INVESTIGATING THE EFFECTS OF LOCAL REDOX ON THE PRESERVATION OF ORGANIC MICROFOSSIL FROM THE LATE TONIAN CHUAR AND UINTA MOUNTAIN GROUPS OF WESTERN LAURENTIA

Our understanding of early eukaryotic diversity relies heavily on the record of organic-walled microfossils— the organic (non-mineralized) remains of microorganisms. However, changes in the conditions that preserve organic remains as fossils can greatly bias fossil diversity trends. It is a long-held assumption that bottom water anoxia in a necessary condition for organic fossilization.

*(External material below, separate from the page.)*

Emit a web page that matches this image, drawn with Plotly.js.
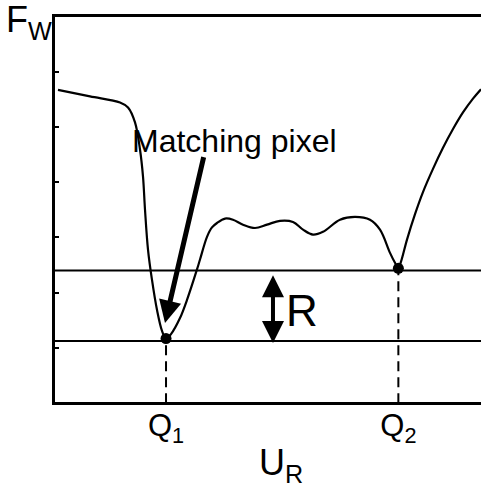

Although this relationship is well-documented in the Phanerozoic record of soft-tissue animal fossils, it is unclear if the same conditions apply to the record of Proterozoic organic-walled microfossils. Here we test the role of local redox conditions on organic-walled microfossil preservation using shales from the ca.766–729 Ma Chuar Group, Arizona, and Uinta Mountain Group, Utah. The Chuar and Uinta Mountain groups were deposited in coeval intracratonic basins on the western margin of Laurentia and both contain diverse assemblages of organic-walled microfossils. To test the relationship between redox conditions and the occurrence of organic-walled microfossils at the scale of individual shale laminae, we utilized synchrotron-based X-ray spectroscopy. The concentrations of major elements were mapped at 75mm resolution using X-ray fluorescence imaging; we observe that the finer-grained laminae are relatively higher in potassium and lower in iron. As iron is redox sensitive, we used X-ray absorption spectroscopy at energies near the K-absorption edge of iron (7112 eV) to identify and quantify oxidized and reduced iron phases. We find that both oxidized and reduced phases are present at the cm scale. The presence of oxidized iron along small cracks and on the outer margins of some laminae are likely the result of secondary oxidation from surface weathering. However, some regions are primarily composed of reduced iron phases, which are likely a primary signal. Microfossils appear non-uniformly across laminae, and thus their occurrence can be mapped with respect to signals of iron reduction.